Engineers who work with LEDs, laser diodes, and other types of lasers need to know about the radiation produced at various wavelengths. These optical sources may look monochromatic to the human eye, but they include many wavelengths. To determine the wavelengths and the intensity of light at each one, engineers use an optical spectrum analyzer (OSA). The results show side peaks, wavelength separations, relative intensities, peak broadening, and other characteristics.
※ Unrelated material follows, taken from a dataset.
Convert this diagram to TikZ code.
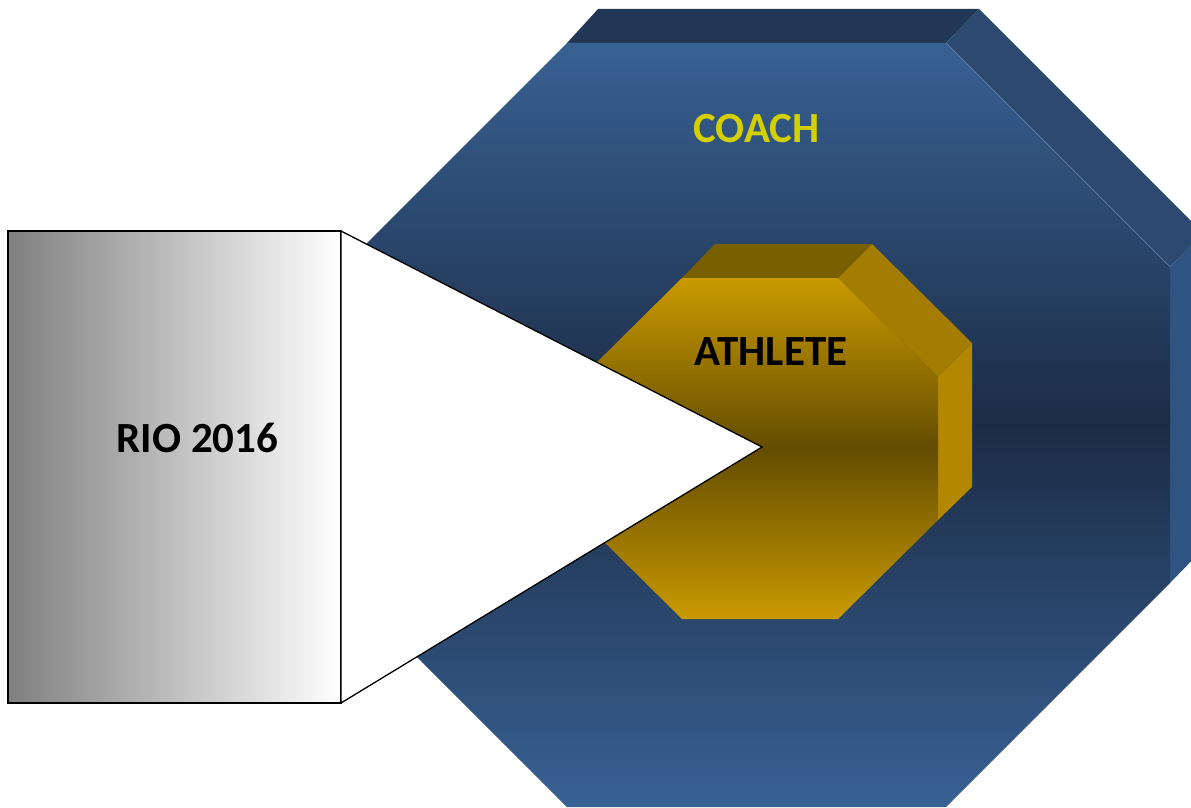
\documentclass[tikz,border=0pt]{standalone}
\usepackage{fontspec}
\setmainfont{Carlito}
\definecolor{bluetop}{RGB}{56,97,147}
\definecolor{bluemid}{RGB}{28,44,70}
\definecolor{blueface}{RGB}{34,55,86}
\definecolor{bluediag}{RGB}{44,74,112}
\definecolor{blueside}{RGB}{47,84,130}
\definecolor{bluehl}{RGB}{96,124,165}
\definecolor{goldtop}{RGB}{202,154,0}
\definecolor{goldmid}{RGB}{99,76,0}
\definecolor{goldface}{RGB}{122,95,0}
\definecolor{golddiag}{RGB}{163,124,0}
\definecolor{goldside}{RGB}{179,136,0}
\definecolor{coachyellow}{RGB}{212,208,0}
\tikzset{
  label/.style={font=\bfseries\fontsize{43}{43}\selectfont, inner sep=0pt, anchor=center},
  outline/.style={draw=black, line width=1.3pt, line join=miter},
}
\begin{document}
\begin{tikzpicture}[x=1pt,y=-1pt]
\useasboundingbox (0,0) rectangle (1191,808);
\clip (0,0) rectangle (1191,808);
% big octagon (coach) extrusion faces
\fill[blueface] (567,43) -- (598,9) -- (979,9) -- (946,43) -- cycle;
\fill[bluediag] (946,43) -- (979,9) -- (1203,233) -- (1170,267) -- cycle;
\fill[blueside] (1170,267) -- (1203,233) -- (1203,549) -- (1170,583) -- cycle;
% big octagon front
\shade[top color=bluetop, bottom color=bluetop, middle color=bluemid]
  (567,43) -- (946,43) -- (1170,267) -- (1170,583) -- (946,807) -- (567,807)
  -- (343,583) -- (343,267) -- cycle;
\draw[bluehl, line width=0.7pt] (946,43) -- (1170,267);
% gold octagon (athlete) extrusion faces
\fill[goldface] (682,278) -- (715,244) -- (872,244) -- (838,278) -- cycle;
\fill[golddiag] (838,278) -- (872,244) -- (972,343) -- (938,377) -- cycle;
\fill[goldside] (938,377) -- (972,343) -- (972,487) -- (938,520) -- cycle;
% gold octagon front
\shade[top color=goldtop, bottom color=goldtop, middle color=goldmid]
  (682,278) -- (838,278) -- (938,377) -- (938,520) -- (838,619) -- (682,619)
  -- (582,520) -- (582,377) -- cycle;
% RIO box and pointer
\shade[left color=black!50, right color=white] (8,231) rectangle (341,703);
\draw[outline] (8,231) rectangle (341,703);
\filldraw[fill=white, outline] (341,231) -- (762,447) -- (341,703) -- cycle;
% labels
\node[label, text=coachyellow] (coach) at (756.5,129) {COACH};
\node[label, text=black] (athlete) at (771,352) {ATHLETE};
\node[label, text=black] (rio) at (197.5,438) {RIO 2016};
\end{tikzpicture}
\end{document}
  Anyone who has seen a rainbow or colors in a film of oil on water has seen how two effects-refraction and diffraction-separate light into wavelengths. The optical part of an OSA, called a monochromator, works in similar ways. You could use a prism in a monochromator, but a prism attenuates too much light for many measurements, and it doesn't separate wavelengths as well as a diffraction grating (Figure 1).

How does it work?
A grating provides a series of closely spaced parallel grooves on a surface. The spacing causes constructive interference of light that effectively separates the light into a series of reflected beams. (The surfaces of an extremely thin oil film on water produce the same type of constructive interference.) The zero-order beam from a grating reflects the light source, but the 1st-order, 2nd-order, and higher-order beams separate light into wavelengths. A monochromator may scan multiple orders to cover a range of wavelengths.
  One unique monochromator design, featured in the Agilent 86140B OSA, provides a single grating, but it uses the grating twice. As shown in Figure 2, light (path 1) enters the monochromator and gets diffracted by the grating (path 2). A band of wavelengths pass through an adjustable aperture-in effect a filter-that lets an OSA user select bandwidths from 0.06 nm to 10 nm in several steps. Now comes the clever part: A mirror reflects light in the selected bandwidth back to the grating that recombines the wavelengths into a single beam that duplicates the geometry of the input light beam. An optical fiber gathers the light and transports it to a photodetector.
  The OSA provides the electronics and mechanical components that "sweep" the monochromator's diffraction grating across the wavelength span of interest while an ADC measures light intensity. The instrument plots intensity vs. wavelength data. Not all OSAs rely on diffraction gratings, however. Some employ Fabry-Perot or Michelson interferometers. An application usually dictates which type of OSA best suits the measurements of interest.